After leaving Michigan State, Hollis joined Dan Gilbert's Rock Ventures. He became deeply involved in efforts to revitalize Detroit, helping shape initiatives surrounding the Rocket Mortgage Classic, and secure high-profile civic events for Detroit, business development, and downtown investment. As chair of the Detroit Sports Organization Corp, he focused on aggressively luring major sporting events, including the city's successful bid to host the 2024 NFL Draft and bringing the NCAA men's basketball Final Four to town in 2027.

In other words, his career did not end; it simply continued somewhere else. Which raises an interesting question for Michigan State. If someone possesses creativity, fundraising ability, institutional knowledge, strategic vision, and decades of relationships throughout higher education and business - and expresses an interest in returning - should one moment permanently disqualify that person from ever serving the university again?
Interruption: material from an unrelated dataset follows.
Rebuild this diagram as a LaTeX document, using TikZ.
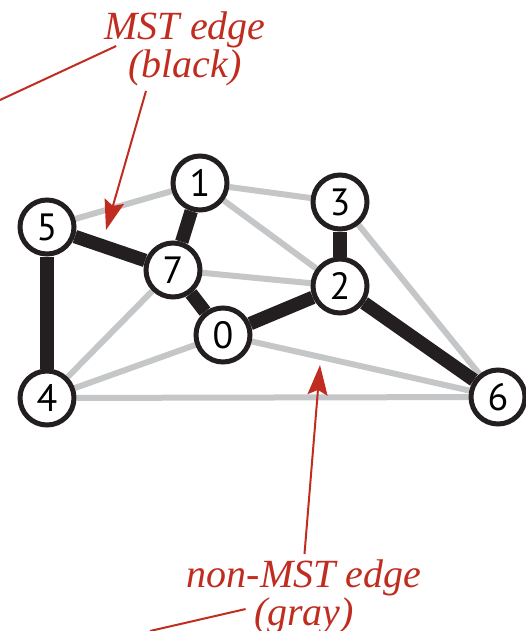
\documentclass[tikz,border=0pt]{standalone}
\usepackage{fontspec}
\setmainfont{Liberation Serif}
\setsansfont{PT Sans}
\usetikzlibrary{arrows.meta,backgrounds}
\definecolor{inkblack}{RGB}{35,31,32}
\definecolor{edgegray}{RGB}{196,198,200}
\definecolor{notered}{RGB}{192,45,32}

\begin{document}
\begin{tikzpicture}[x=1pt,y=-1pt,
    vertex/.style={circle,draw=inkblack,line width=5pt,fill=white,minimum size=54pt,inner sep=0pt,
        font=\sffamily\fontsize{38}{38}\selectfont},
    treeedge/.style={line width=13.5pt,color=inkblack},
    grayedge/.style={line width=6pt,color=edgegray},
    callout/.style={color=notered,line width=2pt},
    note/.style={text=notered,inner sep=0pt,align=center,font=\itshape\fontsize{40}{35}\selectfont}]
    \useasboundingbox (0,0) rectangle (526,631);

    % the graph
    \node[vertex] (v0) at (223,335) {0};
    \node[vertex] (v1) at (200,183) {1};
    \node[vertex] (v2) at (340,286) {2};
    \node[vertex] (v3) at (340,202) {3};
    \node[vertex] (v4) at (47,398)  {4};
    \node[vertex] (v5) at (47,227)  {5};
    \node[vertex] (v6) at (498,397) {6};
    \node[vertex] (v7) at (173,270) {7};

    \begin{scope}[on background layer]
        \foreach \a/\b in {v5/v1, v1/v3, v1/v2, v7/v2, v7/v4, v0/v4, v0/v6, v4/v6, v3/v6}
            \draw[grayedge] (\a) -- (\b);
        \foreach \a/\b in {v5/v7, v1/v7, v7/v0, v0/v2, v2/v3, v2/v6, v5/v4}
            \draw[treeedge] (\a) -- (\b);
    \end{scope}

    % labels
    \node[note] (mst) at (185,49) {MST edge\\(black)};
    \node[note] (nonmst) at (304,597) {non-MST edge\\(gray)};

    \coordinate (tip1) at (106,230);
    \coordinate (tip2) at (320,365);
    \coordinate (lead1) at (0,100);
    \coordinate (lead2) at (150,631);

    \draw[callout] (lead1) -- ([shift={(12,-3)}]mst.west);
    \draw[callout] (lead2) -- ([shift={(59,-25)}]nonmst.south west);
    \draw[callout,-{Stealth[length=30pt,width=20pt,inset=5pt]}] ([shift={(-39,5)}]mst.south) -- (tip1);
    \draw[callout,-{Stealth[length=30pt,width=20pt,inset=5pt]},shorten <=6pt] (nonmst.north) -- (tip2);
\end{tikzpicture}
\end{document}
I am not arguing that Mark Hollis should become Michigan State's next athletic director. I am not arguing that every decision made during his tenure deserves praise. I am not arguing that the university's failures during the Nassar era should somehow be forgotten.

I do find myself arguing, though, that institutions owe themselves the discipline to distinguish between collective failure and individual responsibility. Because if we stop making that distinction, history becomes less about evidence and more about association.
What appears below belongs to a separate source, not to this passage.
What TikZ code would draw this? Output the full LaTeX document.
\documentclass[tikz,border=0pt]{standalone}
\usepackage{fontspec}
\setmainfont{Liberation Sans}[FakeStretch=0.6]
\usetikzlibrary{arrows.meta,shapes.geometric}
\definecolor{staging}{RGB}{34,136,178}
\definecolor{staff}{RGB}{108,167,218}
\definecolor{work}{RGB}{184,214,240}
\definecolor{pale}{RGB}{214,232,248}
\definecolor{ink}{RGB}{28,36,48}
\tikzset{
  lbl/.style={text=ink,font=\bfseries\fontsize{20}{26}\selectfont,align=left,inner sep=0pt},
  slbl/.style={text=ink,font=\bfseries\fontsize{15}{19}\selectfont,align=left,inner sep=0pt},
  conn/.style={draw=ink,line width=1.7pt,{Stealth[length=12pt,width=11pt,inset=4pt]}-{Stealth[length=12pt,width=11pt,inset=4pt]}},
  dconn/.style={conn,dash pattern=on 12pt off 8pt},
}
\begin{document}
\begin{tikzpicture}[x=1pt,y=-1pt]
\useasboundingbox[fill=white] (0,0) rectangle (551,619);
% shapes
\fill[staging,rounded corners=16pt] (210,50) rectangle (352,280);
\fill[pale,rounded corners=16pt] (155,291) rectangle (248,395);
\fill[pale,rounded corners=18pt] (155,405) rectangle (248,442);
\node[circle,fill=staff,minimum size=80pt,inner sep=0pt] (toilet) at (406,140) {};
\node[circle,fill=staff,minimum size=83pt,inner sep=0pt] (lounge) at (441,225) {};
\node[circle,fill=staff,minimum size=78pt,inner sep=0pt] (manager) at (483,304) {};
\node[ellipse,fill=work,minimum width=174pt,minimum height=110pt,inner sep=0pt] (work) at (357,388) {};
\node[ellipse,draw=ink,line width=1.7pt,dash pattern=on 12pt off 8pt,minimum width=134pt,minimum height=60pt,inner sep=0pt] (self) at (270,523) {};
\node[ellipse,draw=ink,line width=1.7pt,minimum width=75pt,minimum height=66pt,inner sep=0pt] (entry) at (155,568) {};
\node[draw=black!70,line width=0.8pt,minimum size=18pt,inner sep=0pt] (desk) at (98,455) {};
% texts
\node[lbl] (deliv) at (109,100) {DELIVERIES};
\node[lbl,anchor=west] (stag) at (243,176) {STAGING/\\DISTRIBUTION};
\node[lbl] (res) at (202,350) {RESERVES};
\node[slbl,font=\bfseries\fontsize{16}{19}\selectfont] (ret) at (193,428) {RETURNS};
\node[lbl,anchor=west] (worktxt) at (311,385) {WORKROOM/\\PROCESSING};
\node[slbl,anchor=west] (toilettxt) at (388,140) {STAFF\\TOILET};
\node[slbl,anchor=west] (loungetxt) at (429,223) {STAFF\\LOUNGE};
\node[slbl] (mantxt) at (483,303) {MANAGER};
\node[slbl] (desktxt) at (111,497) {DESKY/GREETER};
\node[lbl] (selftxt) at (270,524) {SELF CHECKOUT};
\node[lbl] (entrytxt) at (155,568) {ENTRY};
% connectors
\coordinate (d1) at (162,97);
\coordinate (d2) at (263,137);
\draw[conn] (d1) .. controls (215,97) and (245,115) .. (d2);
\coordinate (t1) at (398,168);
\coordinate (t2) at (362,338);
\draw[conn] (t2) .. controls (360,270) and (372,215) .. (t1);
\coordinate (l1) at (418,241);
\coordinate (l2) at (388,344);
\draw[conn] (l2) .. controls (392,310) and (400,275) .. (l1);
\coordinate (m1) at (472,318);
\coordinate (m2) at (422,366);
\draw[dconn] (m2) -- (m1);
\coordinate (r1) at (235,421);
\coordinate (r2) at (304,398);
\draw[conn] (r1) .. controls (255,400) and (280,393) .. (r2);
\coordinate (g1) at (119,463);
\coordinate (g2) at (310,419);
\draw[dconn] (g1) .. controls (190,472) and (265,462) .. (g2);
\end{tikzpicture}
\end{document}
Maybe the answer is that Mark Hollis will never again serve Michigan State in any capacity. Maybe the answer is that his experience, creativity, and leadership could still benefit the university as an athletic director, fundraiser, advisor, consultant, or in another role entirely.

Reasonable people can disagree, but that conversation should begin with the historical record, not assumptions that have grown out of one of the most painful chapters in Michigan State's history.

History often confuses proximity with responsibility. Mark Hollis was unquestionably present during the darkest chapter in Michigan State's history. The question is whether the historical record justifies making that chapter the entirety of his legacy. After revisiting the evidence, I'm not convinced that it does.